Fine-tuning, updating, and amendments are recommended as government
regulations, economic conditions, and personal expectations change.
Estate
planning allows a pharmacy owner to anticipate and arrange for the transfer of
the drug store. The plan will be formatted in attempts to eliminate
uncertainties, assist the transfer by trimming expenses, and reduce taxes.
The
process may involve Trusts, Wills, Living Wills, Power of Attorney, Medical
Power of Attorney,Business Valuations, Life Insurance, Charitable Remainder Trusts, Buy-Sell
Agreements, and other legal documents. All of the different aspects of the estate
planning are to provide the pharmacy owners coordinated directives.
When
there are non-family members as partners in the drug store business, it is
essential that the estate planning incorporate a Buy-Sell Agreement. A buy-sell
agreement, governs the transfer of the business between pharmacy partners. The
agreement may also be known as a partner buyout agreement, or a business will.

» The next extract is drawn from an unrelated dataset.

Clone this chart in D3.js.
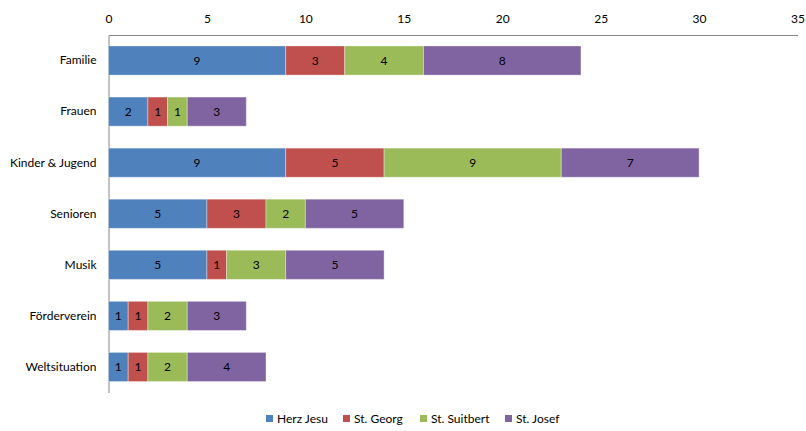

To help protect the family in the event of a partner’s death, the buy-sell
agreement may be funded with a life insurance policy.
Estate
planning, buy-sell agreements, and the transfer of the pharmacy should
incorporate a pharmacy business valuation completed by a third party that has
expertise in the pharmacy industry, performs a large number of pharmacy
business valuations each year, and has current industry data as a basis for the
conclusions. Using simple accounting formulas, multipliers, and valuators
inexperienced in pharmacy will not provide an accurate business valuation.
Most
pharmacy owners spend a major part of their life building the business. The
efforts should not disappear because the pharmacy owner refuses to accept their
mortality and plan accordingly. The only pharmacist in some small pharmacies is
the owner. If the scripts can’t be filled by a licensed pharmacist then by law
the customer files must be transferred to another pharmacy. Due to this, a
pharmacy’s business value may drop to a negligible figure in just a few days
after the passing of the owner. Contingencies outlined in an estate plan should
address this issue. Unfortunately due to not having an effective plan in place,
each year a number of pharmacy owners die and their family is left with an
asset with very little value.
Tips:
1.
When the family drug store is the sole means of income for several family
members it becomes even more crucial to have a succession plan in place.
2. To
avoid disputes, estate plans should be developed with clear directives.
3.
Minimizing tax liabilities is a major objective for most completing an estate
plan, therefore expert tax advice should be sought.
4.
Many on-line documents and books are available that provide advice and
documents for developing an estate plan. When going the self-help route, it is
advisable to have a paid expert review the completed documentation to ensure
that it can be legally complied with when the time comes.
5.
While developing the estate plan it is essential to talk with children and
other family members of the pharmacy owner especially if there are some family that
work in the business and others that don’t.